Fear not. I sleep soundly and my dreams are secrets even from me.

xo

Kelly Byrne said...

this is one gnarly painting for sure and i'm surprised it didn't give YOU nightmares.

i do believe in the transfer of energy and thoughts and all that sort of metaphysical stuff smart people talk about. how can it not happen when you think about it.

i haven't been struck lately by any one image, but these beasts remind me of the mythical (or realical) chupacabra and they seem to share many characteristics as well except the chupa's meal of choice is the goat (or blood of choice i should say). scary villain type animals all, it seems.

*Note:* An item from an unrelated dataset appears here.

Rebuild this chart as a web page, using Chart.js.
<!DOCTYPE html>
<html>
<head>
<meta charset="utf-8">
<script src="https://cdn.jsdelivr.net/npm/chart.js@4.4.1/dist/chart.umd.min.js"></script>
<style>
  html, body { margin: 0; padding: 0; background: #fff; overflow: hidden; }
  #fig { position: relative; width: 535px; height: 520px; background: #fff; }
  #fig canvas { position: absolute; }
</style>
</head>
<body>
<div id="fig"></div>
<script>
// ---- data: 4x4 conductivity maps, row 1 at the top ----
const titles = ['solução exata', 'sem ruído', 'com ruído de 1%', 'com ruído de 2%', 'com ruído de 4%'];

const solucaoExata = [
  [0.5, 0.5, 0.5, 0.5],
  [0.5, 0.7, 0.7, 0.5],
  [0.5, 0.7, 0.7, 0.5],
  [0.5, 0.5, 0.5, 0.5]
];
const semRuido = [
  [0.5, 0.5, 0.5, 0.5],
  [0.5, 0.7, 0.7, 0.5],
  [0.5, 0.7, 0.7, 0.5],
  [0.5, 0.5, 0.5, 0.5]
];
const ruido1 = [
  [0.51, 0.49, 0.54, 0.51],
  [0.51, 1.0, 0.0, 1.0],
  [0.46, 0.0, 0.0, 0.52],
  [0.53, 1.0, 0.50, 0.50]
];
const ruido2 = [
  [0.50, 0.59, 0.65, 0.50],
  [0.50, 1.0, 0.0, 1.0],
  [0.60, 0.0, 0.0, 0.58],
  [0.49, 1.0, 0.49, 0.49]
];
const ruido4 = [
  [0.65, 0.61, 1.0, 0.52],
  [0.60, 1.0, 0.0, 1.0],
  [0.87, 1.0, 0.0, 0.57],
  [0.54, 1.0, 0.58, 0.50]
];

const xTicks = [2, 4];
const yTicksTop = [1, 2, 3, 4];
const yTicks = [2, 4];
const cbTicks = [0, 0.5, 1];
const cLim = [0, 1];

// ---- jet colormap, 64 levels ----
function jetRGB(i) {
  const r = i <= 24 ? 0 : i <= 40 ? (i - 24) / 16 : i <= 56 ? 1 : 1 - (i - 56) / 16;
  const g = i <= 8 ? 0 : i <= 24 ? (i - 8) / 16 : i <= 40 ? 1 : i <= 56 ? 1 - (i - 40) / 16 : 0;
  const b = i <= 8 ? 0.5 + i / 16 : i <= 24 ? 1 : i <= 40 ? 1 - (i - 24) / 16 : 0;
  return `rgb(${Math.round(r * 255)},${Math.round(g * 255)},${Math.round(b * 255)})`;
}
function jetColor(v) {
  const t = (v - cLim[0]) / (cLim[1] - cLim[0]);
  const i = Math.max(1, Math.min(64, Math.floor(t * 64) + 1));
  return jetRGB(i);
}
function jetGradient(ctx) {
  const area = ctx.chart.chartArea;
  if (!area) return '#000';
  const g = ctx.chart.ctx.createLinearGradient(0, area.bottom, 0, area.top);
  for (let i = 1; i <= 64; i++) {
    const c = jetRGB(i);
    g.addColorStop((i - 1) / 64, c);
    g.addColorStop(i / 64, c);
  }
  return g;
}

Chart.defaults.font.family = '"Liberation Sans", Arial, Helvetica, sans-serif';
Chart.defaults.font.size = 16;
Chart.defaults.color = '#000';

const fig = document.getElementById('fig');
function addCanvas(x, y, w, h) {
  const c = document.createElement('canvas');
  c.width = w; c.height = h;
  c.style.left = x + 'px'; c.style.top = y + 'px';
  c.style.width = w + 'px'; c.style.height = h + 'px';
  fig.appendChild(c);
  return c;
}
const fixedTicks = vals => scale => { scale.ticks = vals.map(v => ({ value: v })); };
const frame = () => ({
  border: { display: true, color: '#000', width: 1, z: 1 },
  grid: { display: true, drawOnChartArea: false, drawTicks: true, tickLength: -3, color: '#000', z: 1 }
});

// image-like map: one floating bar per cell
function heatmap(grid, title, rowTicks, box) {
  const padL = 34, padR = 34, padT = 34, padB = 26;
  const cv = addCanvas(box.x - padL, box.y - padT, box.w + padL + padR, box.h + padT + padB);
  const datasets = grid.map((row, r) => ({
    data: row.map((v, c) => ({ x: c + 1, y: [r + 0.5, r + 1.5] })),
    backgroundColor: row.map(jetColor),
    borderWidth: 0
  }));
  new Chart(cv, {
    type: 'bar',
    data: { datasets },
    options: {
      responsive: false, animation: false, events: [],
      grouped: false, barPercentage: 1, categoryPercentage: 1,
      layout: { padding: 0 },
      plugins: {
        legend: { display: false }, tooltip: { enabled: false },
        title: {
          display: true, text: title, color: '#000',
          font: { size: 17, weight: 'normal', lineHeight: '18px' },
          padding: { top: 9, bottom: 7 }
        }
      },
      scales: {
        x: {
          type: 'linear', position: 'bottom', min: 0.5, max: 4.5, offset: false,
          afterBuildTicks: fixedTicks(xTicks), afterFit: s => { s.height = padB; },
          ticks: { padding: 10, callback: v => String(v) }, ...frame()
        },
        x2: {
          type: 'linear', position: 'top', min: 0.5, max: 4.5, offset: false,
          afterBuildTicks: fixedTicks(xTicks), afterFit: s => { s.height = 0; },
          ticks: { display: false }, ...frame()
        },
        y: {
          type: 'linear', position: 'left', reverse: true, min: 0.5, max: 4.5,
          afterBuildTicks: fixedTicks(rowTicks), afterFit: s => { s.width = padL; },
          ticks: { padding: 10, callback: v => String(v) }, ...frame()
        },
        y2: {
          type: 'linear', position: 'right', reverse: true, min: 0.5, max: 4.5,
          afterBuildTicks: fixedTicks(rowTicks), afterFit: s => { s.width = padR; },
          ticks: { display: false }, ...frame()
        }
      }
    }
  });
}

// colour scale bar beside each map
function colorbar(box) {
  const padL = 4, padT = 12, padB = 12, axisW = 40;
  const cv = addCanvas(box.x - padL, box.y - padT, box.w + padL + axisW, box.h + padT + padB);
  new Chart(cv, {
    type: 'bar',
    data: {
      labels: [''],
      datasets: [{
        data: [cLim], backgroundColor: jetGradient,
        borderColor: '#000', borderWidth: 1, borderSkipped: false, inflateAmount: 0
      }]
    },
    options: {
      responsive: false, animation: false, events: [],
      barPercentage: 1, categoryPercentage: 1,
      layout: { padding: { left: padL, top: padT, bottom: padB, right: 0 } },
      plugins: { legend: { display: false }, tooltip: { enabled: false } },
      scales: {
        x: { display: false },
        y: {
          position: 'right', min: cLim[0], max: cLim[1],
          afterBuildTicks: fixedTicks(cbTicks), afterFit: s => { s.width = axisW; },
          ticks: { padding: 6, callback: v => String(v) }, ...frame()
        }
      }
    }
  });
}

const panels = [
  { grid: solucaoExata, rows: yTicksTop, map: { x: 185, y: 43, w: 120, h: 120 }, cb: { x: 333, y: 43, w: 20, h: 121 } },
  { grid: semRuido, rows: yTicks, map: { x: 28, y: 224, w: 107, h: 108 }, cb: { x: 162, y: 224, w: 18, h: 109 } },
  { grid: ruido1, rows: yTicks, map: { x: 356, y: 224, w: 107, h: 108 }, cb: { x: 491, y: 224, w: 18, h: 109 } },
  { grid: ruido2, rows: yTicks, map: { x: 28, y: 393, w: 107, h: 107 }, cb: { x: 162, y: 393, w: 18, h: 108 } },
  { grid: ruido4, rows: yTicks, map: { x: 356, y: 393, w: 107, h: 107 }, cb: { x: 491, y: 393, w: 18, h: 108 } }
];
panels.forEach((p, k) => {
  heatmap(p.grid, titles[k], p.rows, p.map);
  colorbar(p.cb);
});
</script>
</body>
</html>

another great post, jane. keeps me thinkin'. hopefully it won't keep me thinking right into a nightmare tonight. ;)

Ashen said...

It's natural, yet shocks us to realise what we are impressed by should be picked up by those close to us. The image sheds light on the destructive forces in the collective psyche, the chaos of change we experience now, where conflicts are acted out all around us. A nightmare like this offers the chance to face and accept the agonising contradictions (like a crucifixion of the image we have of ourselves) as a process and resist the good versus evil polarisation. That's how I see it.

Saucy Siciliana said...

Images of people and traffic...Rome is chaotic! I found you on Twitter, I am Francesca Edesia, following you there and here.

F said...

That's a fantastic painting, Jane. Thanks for sharing.

My images lately are stark, black and white, empty places, decaying and desolate.

Between all the unconscious information and signals we pick up and process and call intuition or instinct or hunches, and the shifting sea of memes and folkways and pop culture that makes up our collective unconscious, I don't see why you can't catch a nightmare.